George Febres (born Jorge Xavier Febres Cordero Icaza; 10 September 1943, in Guayaquil – New Orleans, 21 May 1996) was an Ecuadorian-born painter, internationally acclaimed for his wildly imaginative style and humorous "visual puns." He is especially known for the banana motif which often appeared in his paintings, a visual juxtaposition of the fruit, very common in Ecuador, and a phallic reference. His work was an important part of the dynamic upswing in New Orleans visual arts in the late 20th century. George was openly homosexual, he was friends with Andy Warhol and other avant-garde artists, possibly the most influential Ecuadorian artist in the United States of the 20th century.

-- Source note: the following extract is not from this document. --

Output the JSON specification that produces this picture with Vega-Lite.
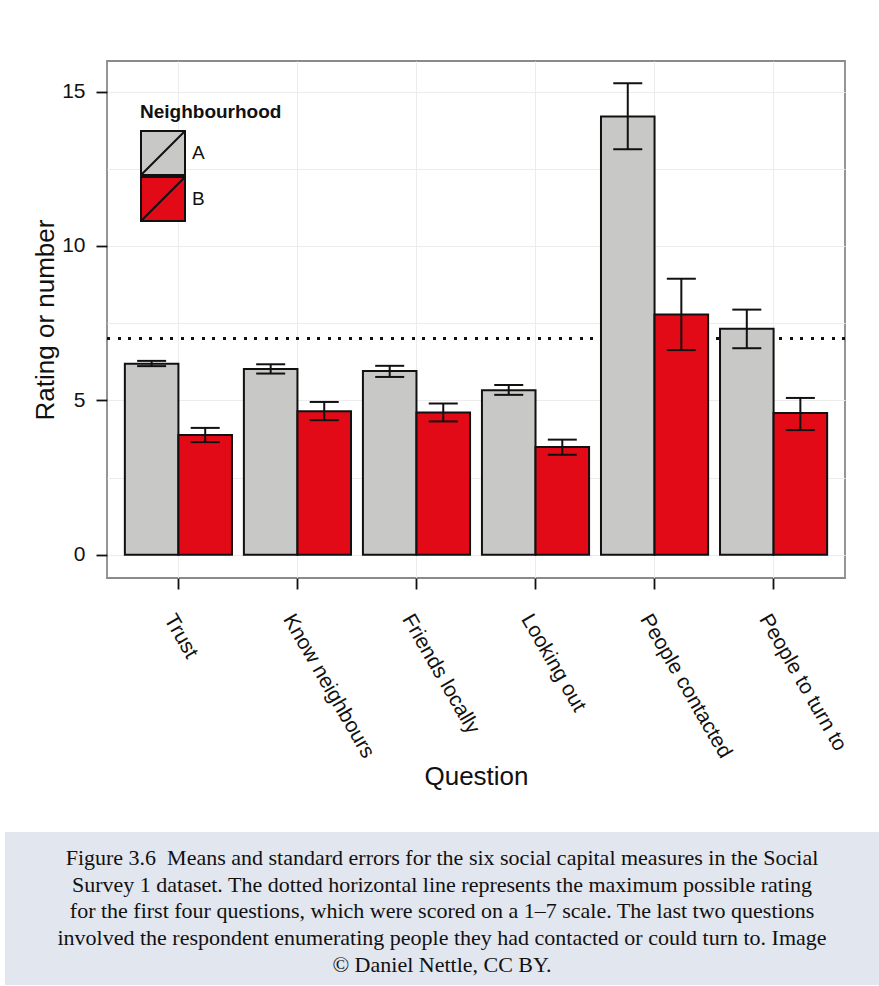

George Febres is credited with starting the art movement called Visionary Imagism in his adopted hometown of New Orleans. His unrestrained and bold imagination and humor won him admirers all over the world. His life in New Orleans was a myriad of roles, from artist to art collector, to curator and gallery owner. This made him a central figure of the artistic renaissance that unfolded in the city in the 1970s. Febres worked with frescoes, mixed media, mosaic, pencil on paper. Although his work showed a strong influence of Surrealism and Pop art, he expanded this ideas into Visionary Imagism.

He is now interred in Saint Louis Cemetery #1.